- **YOUR OBJECTIVE**
Begin with the first line of the material and write out each line exactly, ending with the line that contains "Chart.register(...registerables);". Pictures are not part of the copy.

- **PROVIDED MATERIAL**
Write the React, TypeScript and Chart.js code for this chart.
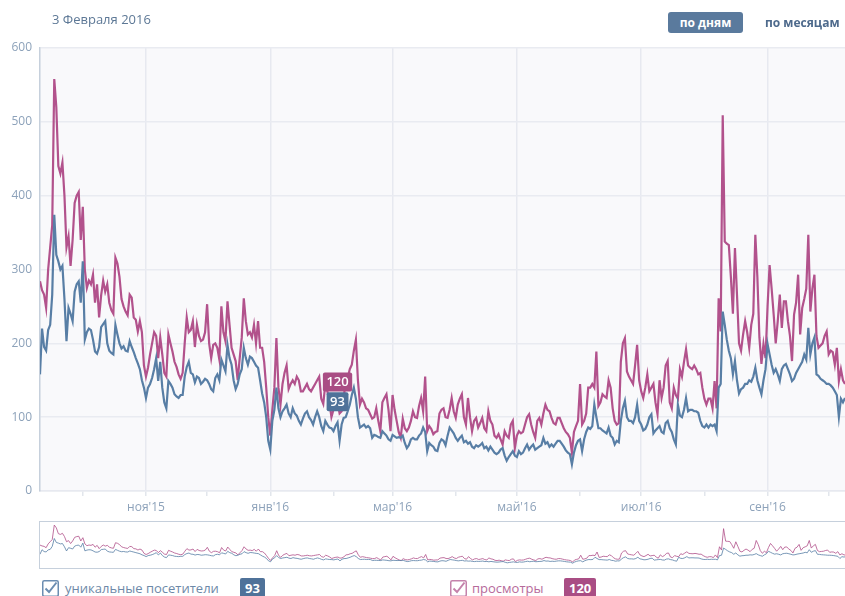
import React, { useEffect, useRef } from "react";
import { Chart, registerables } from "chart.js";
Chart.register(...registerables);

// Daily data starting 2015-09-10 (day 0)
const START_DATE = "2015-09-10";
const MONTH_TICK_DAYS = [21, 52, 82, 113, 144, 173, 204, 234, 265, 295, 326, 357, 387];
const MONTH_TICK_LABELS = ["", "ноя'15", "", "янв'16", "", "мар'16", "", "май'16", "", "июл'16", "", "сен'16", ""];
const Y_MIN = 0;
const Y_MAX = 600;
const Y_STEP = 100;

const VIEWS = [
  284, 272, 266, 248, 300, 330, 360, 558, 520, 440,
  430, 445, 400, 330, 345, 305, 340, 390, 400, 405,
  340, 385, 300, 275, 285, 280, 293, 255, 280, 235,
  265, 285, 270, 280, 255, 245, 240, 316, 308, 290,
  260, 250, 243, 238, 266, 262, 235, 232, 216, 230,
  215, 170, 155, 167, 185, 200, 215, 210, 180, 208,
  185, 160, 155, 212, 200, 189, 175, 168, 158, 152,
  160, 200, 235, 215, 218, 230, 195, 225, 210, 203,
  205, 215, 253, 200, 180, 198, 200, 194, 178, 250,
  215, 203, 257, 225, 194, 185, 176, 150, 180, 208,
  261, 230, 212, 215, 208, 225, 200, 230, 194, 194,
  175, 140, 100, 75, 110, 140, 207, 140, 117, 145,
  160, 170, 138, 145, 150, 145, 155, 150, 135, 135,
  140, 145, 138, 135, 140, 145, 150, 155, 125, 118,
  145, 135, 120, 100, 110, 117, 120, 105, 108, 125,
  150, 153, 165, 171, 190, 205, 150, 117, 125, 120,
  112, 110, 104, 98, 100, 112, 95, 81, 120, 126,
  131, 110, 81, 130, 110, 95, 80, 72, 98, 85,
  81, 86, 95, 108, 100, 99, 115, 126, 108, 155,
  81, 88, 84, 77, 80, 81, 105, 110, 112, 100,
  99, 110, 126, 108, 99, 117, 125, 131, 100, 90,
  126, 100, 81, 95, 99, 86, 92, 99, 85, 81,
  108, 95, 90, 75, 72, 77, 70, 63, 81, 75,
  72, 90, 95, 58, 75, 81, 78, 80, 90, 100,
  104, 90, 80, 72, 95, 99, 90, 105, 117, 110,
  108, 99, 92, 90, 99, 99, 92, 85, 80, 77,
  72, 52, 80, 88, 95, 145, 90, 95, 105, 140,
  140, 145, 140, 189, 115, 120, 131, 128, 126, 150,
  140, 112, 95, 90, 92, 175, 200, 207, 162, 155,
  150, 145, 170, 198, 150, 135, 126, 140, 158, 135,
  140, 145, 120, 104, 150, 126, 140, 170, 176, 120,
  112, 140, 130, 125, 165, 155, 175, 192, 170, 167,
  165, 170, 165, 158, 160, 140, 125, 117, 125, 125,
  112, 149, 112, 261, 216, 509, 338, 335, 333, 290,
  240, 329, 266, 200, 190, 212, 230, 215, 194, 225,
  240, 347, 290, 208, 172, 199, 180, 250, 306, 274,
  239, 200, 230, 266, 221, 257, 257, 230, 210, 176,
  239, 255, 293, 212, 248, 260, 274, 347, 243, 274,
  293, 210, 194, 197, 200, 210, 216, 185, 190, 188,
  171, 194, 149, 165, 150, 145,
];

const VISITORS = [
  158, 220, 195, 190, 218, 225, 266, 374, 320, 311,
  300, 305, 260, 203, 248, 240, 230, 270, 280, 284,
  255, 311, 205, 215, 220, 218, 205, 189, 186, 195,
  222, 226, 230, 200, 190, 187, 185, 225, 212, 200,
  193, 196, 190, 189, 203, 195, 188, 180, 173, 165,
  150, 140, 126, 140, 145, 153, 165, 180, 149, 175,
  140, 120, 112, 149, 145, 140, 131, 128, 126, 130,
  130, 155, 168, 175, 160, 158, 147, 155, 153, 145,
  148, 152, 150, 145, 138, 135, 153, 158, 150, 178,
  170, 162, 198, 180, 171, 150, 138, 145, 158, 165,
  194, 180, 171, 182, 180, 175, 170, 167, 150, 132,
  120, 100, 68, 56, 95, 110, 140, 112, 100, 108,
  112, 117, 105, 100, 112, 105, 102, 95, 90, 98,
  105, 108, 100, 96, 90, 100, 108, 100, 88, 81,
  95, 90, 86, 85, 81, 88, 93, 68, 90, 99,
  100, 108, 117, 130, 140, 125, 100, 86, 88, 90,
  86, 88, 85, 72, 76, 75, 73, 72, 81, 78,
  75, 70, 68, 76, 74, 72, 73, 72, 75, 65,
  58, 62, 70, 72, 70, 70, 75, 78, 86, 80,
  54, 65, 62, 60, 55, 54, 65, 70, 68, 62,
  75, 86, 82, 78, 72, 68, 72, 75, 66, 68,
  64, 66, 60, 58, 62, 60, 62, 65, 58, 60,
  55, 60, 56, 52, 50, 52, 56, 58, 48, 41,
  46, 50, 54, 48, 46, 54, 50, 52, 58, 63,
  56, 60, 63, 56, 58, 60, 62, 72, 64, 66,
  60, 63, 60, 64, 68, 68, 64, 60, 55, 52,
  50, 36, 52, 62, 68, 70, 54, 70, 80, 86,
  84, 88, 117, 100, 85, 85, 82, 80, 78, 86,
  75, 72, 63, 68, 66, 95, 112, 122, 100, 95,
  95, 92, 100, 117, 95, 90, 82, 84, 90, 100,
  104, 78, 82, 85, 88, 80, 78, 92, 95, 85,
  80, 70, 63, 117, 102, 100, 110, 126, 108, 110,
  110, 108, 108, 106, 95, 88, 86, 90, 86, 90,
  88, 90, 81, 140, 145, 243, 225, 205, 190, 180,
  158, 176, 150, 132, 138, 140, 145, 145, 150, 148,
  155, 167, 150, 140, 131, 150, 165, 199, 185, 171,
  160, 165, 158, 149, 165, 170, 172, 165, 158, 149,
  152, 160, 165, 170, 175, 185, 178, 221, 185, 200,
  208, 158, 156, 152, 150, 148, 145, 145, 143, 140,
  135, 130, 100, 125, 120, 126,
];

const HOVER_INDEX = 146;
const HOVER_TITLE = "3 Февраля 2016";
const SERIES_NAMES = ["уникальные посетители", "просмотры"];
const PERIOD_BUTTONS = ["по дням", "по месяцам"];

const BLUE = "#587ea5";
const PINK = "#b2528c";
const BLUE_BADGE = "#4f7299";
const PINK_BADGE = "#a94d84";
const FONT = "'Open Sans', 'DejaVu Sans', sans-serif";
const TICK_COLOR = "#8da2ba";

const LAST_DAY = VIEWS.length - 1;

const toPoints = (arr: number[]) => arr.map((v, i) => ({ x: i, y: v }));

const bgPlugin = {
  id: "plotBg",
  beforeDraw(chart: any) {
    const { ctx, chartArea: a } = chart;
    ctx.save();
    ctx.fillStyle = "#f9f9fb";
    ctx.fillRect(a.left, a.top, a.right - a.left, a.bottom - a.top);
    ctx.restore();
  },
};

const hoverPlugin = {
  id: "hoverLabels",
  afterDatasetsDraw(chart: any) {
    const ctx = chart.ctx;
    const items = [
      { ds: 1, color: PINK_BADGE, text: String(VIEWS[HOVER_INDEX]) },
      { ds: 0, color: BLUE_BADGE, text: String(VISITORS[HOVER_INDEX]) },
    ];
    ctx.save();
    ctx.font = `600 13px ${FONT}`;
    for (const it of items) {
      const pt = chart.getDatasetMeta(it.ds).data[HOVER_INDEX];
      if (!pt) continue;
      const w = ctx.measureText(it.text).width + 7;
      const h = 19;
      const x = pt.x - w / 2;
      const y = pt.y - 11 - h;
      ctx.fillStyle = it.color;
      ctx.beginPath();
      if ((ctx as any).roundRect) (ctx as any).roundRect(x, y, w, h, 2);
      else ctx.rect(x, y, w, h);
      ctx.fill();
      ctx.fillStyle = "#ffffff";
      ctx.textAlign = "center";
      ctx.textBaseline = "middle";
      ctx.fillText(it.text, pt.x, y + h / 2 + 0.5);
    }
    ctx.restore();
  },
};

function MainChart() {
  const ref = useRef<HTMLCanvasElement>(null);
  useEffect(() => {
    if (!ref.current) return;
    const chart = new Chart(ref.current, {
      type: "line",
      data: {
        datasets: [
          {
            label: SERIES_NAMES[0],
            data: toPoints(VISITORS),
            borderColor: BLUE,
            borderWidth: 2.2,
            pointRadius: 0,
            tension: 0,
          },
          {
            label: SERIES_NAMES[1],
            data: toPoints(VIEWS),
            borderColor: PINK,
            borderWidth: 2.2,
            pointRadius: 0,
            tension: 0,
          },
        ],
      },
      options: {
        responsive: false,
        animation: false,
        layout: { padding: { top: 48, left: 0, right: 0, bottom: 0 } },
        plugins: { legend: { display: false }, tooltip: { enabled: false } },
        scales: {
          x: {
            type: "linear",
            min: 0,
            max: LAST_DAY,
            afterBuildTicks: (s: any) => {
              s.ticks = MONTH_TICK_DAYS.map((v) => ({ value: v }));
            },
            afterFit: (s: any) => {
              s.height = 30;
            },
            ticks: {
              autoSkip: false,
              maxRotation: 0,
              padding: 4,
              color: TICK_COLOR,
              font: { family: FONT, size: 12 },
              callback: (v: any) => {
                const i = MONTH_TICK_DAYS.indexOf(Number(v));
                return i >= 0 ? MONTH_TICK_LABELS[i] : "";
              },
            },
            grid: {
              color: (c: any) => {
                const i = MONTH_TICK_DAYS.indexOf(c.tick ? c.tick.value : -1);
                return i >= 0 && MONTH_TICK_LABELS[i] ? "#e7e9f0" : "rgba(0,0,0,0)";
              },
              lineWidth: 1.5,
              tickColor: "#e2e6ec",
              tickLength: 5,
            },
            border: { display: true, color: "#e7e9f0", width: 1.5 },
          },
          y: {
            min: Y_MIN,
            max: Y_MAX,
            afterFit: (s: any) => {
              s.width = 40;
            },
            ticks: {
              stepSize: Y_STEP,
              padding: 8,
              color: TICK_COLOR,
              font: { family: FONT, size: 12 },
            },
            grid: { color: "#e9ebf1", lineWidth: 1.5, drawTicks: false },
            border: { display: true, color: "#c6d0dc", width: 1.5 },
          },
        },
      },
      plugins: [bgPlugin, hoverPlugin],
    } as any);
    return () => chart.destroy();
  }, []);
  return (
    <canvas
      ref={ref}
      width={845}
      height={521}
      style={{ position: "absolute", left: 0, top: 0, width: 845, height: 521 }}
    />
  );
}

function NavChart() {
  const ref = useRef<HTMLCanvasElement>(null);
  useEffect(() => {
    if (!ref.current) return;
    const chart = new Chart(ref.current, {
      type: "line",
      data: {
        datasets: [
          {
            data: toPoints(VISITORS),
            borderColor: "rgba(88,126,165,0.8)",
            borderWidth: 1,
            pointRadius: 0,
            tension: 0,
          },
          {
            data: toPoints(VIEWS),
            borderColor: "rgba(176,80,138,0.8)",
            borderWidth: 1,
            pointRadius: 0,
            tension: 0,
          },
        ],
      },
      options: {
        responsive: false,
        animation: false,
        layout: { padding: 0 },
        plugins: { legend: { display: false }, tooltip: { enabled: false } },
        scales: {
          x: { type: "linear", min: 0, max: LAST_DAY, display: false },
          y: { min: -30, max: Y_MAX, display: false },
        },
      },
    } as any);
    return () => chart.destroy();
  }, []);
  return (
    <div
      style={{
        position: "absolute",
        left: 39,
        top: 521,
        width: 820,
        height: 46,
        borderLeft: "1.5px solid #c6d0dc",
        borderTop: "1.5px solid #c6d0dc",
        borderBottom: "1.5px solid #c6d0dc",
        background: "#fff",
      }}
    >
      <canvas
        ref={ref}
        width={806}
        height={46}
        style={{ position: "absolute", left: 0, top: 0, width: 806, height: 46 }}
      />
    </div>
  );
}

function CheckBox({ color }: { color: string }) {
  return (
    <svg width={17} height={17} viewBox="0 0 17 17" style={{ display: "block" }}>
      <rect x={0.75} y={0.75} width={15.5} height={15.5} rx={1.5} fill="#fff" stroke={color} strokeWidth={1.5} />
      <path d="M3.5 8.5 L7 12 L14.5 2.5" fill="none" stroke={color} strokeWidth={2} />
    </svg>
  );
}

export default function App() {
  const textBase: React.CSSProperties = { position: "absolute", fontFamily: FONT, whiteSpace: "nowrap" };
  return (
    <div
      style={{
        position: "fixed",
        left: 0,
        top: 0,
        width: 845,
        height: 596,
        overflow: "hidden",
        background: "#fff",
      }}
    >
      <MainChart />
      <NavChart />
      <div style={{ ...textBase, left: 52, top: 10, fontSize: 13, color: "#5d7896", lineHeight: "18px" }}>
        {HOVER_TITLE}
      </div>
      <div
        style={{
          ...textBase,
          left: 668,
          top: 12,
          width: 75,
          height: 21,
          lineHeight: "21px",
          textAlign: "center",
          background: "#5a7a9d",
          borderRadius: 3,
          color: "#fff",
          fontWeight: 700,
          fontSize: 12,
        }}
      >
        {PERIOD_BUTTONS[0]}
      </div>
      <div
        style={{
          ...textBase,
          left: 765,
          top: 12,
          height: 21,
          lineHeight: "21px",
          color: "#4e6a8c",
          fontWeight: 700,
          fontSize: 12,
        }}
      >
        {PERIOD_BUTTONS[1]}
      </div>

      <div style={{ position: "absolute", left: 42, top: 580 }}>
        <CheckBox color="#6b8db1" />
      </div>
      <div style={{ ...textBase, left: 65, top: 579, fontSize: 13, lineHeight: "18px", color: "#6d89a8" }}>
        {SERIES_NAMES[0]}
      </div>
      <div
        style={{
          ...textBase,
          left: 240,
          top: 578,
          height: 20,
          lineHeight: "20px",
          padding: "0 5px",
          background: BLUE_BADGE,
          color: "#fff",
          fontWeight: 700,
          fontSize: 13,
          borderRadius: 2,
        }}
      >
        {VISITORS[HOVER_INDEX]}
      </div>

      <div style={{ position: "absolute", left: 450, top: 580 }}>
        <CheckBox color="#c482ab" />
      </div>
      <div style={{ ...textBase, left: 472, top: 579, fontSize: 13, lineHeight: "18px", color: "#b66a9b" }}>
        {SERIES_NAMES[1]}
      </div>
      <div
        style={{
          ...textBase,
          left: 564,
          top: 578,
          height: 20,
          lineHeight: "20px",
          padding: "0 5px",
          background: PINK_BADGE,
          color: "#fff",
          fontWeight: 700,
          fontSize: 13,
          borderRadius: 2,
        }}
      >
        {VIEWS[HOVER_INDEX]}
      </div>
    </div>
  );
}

- **FINISHED ANSWER**
Write the React, TypeScript and Chart.js code for this chart.
import React, { useEffect, useRef } from "react";
import { Chart, registerables } from "chart.js";
Chart.register(...registerables);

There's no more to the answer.